Outra ação realizada em prol da população refugiada e migrante em Manaus foi o seminário Saúde e a população migrante e refugiada em Manaus: avanços e desafios, organizado pelo UNICEF e a Agência da ONU para Refugiados (Acnur), em parceria com as Secretarias Estadual e Municipal de Saúde e a Sociedade Amazonense de Pediatria.
O objetivo do evento foi promover a discussão sobre os avanços e os desafios na atenção à saúde da população refugiada e migrante venezuelana, como também revisar, reconstruir e reordenar as ações inter e multissetoriais para acelerar a resposta no cuidado à saúde da população venezuelana abrigada e em situação de rua em Manaus.
Promoção dos direitos sexuais e
dos direitos reprodutivos de adolescentes
O UNICEF, juntamente com a Sociedade Amazonense de Pediatria, organizou o 1º Fórum Amazonense de Prevenção da Gravidez na Adolescência. O evento contou com a participação de médicos, enfermeiros, psicólogos, assistentes sociais e profissionais da educação. O objetivo foi sensibilizar, promover a troca de ideias e apontar propostas para trabalhar na prevenção e no acompanhamento das adolescentes.
O Programa Viva Melhor Sabendo Jovem, da Plataforma dos Centros Urbanos, também foi estendido para a população de migrantes e refugiados de Manaus. De setembro de 2019 a abril de 2020, o Coletivo Difusão, em Manaus, levou o programa a adolescentes venezuelanos migrantes, principalmente do abrigo Alfredo Nascimento, com o objetivo de sensibilizá-los sobre questões relacionadas a autocuidado, direitos sexuais e direitos reprodutivos e doenças como HIV e outras ISTs (infecções sexualmente transmissíveis).
Numa ação complementar ao Programa Viva Melhor Sabendo Jovem, o UNICEF levou a 40 profissionais das secretarias de Educação, de Saúde e de Assistência Social, e profissionais de ONGs parceiras e de agências da ONU o curso Promoção da Saúde Mental de Crianças e Adolescentes em Contextos Migratórios. A formação durou quatro semanas e contextualizou os primeiros socorros psicológicos para adolescentes migrantes venezuelanos em saúde mental em tempos de pandemia.

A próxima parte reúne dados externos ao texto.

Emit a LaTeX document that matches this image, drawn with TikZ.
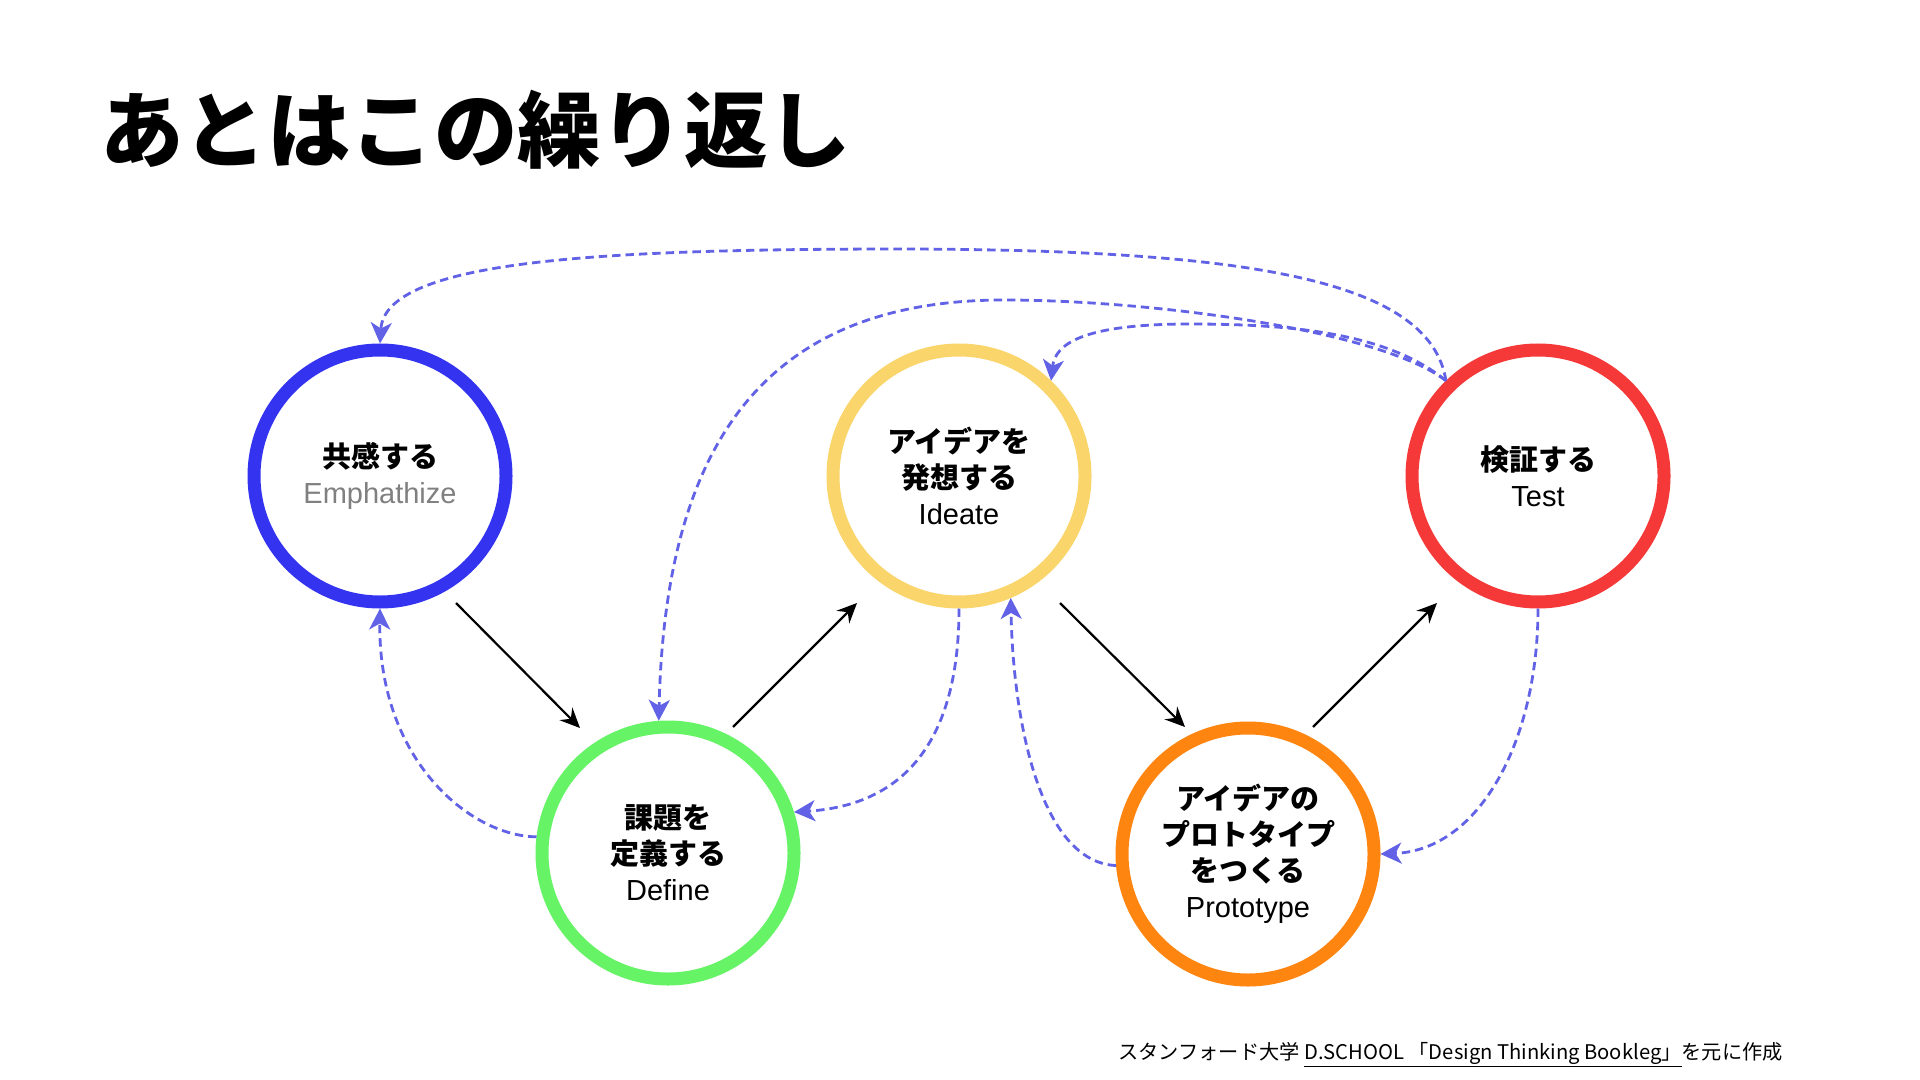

Ação humanitária ante a Covid-19
Em 2020, último ano da atual edição da Plataforma dos Centros Urbanos, a intensificação da transmissão da Covid-19 no estado do Amazonas, em especial na cidade de Manaus, impôs a necessidade de desenvolver ações articuladas voltadas para o apoio às famílias na prevenção da transmissão do vírus, bem como nas ações para mitigação das consequências da pandemia.
Em situações de crise, as crianças e os adolescentes, por suas especificidades e condições de desenvolvimento, são os mais afetados. Ampliam-se os desafios para o combate às diferentes formas de violência contra a criança – física, mental e sexual –, para a promoção da saúde, da educação escolar, da segurança alimentar e nutricional, para a garantia do direito ao convívio familiar e comunitário, e para a proteção do melhor interesse de crianças e adolescentes em todas as nossas ações.
Nesse cenário, o UNICEF trabalhou na identificação de famílias em situação de vulnerabilidade e na mobilização da sociedade civil, empresas e governos para doação e entrega de kits na região metropolitana de Manaus, com o objetivo de alcançar toda a diversidade da população manauara vulnerável. Nesse mapeamento, foi necessário um olhar atento para populações que não são beneficiadas por políticas públicas e por ações de cidadania.
Numa atuação em rede, o UNICEF alcançou, com informações confiáveis e itens críticos de higiene e limpeza, famílias moradoras de comunidades e periferias, população em situação de rua e em abrigos, população refugiada e migrante venezuelana, famílias indígenas, quilombolas, ribeirinhos e extrativistas, bem como adolescentes do sistema socioeducativo.
Foram entregues quase 812 mil itens, incluindo máscaras, kits de higiene, kits de saúde bucal, sabonetes, termômetros, álcool em gel, rádios, tablets, oxímetros e cestas de alimentos.